The front end of this new-type Contact Piece is pressed into an arc and two Contact Pieces form a trumpet-shaped funnel for the moving contact blade 9 to enter when power is quickly switched on. The inward concave point on the Contact Piece ensures its good contact with moving contact blade 9 when the switch is on, which greatly improves reliability. Similarly, an extrusion directly set inside the upper part of Contact Piece can play the same role to ensure that repeated switch-on and switch-off will not cause any cooperating relaxation between static contact and moving contact. Used in high voltage earthling switches, the electrical and mechanical performance of this device has been greatly improved. It reduces the consumption of raw materials as well. Tests have proved that all the technical specifications met the national standards and the IEC standards.

According to the FIGS. 4-6, in ideal conditions, the contact surface between Contact Piece of static contact and moving contact blade ought to be a narrow and long rectangle. But in fact, the shape of the contact surface has much to do with the stress points. Taking the existing static contact structure with a single group of Belleville springs on one side as an example, the contact surface between the Contact Piece and the moving contact blade is approximately oval, with its widest part longitudinally corresponding to the location of the single group of Belleville springs.

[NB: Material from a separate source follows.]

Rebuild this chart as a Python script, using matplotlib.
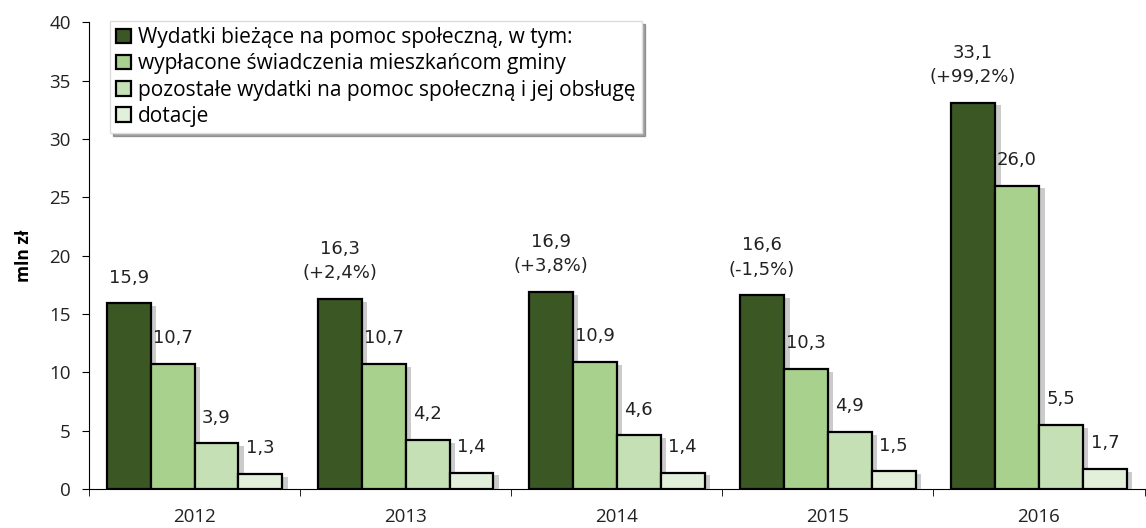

In the static contact structure of the present invention disclosed in the above example, the contact surface between Contact Piece and moving contact blade is approximately pillow-shaped, with the two widest points corresponding respectively to the locations of the two groups of Belleville springs.

The examples described above are just some, not all, of the possible applications of this device. Every specific application program based on the ideas of this invention without any creative contribution to it should be regarded as within the range of the protection of this invention.

The following are claims of the previous application, as the basis of the right of priority of this patent application, given here as has been originally recorded for any future modifications of the claims and the specification.

This is a type of power current static contact device of high voltage the earthing switch, including the base, with two Contact Pieces 2 mounted face-to-face on the base and vertical to an upper surface of the base. On the outside of the Contact Pieces 2, there is the supporting plate 3. Its features are: two through-holes not on the same horizontal line are set on the Contact Pieces 2, and the upper part of the supporting plate is firmly connected with the through-holes by two fixed levers 31, while the lower end of the supporting plate is firmly fixed on the base; the Belleville springs 5 is set between the supporting plate 3 and its Contact Piece 2, and Belleville springs 5 is set over the fixed levers 31.

Inside the Contact Pieces 2 there is an extrusion. The upper part of the Contact Pieces 2 is in the shape of an arc which is inwardly extruded. The Belleville springs are in the structure of combination, in which two groups of Belleville springs are linked up with each other. A cushion pad 6, made up of silicon rubber, is set between the two Contact Pieces 2.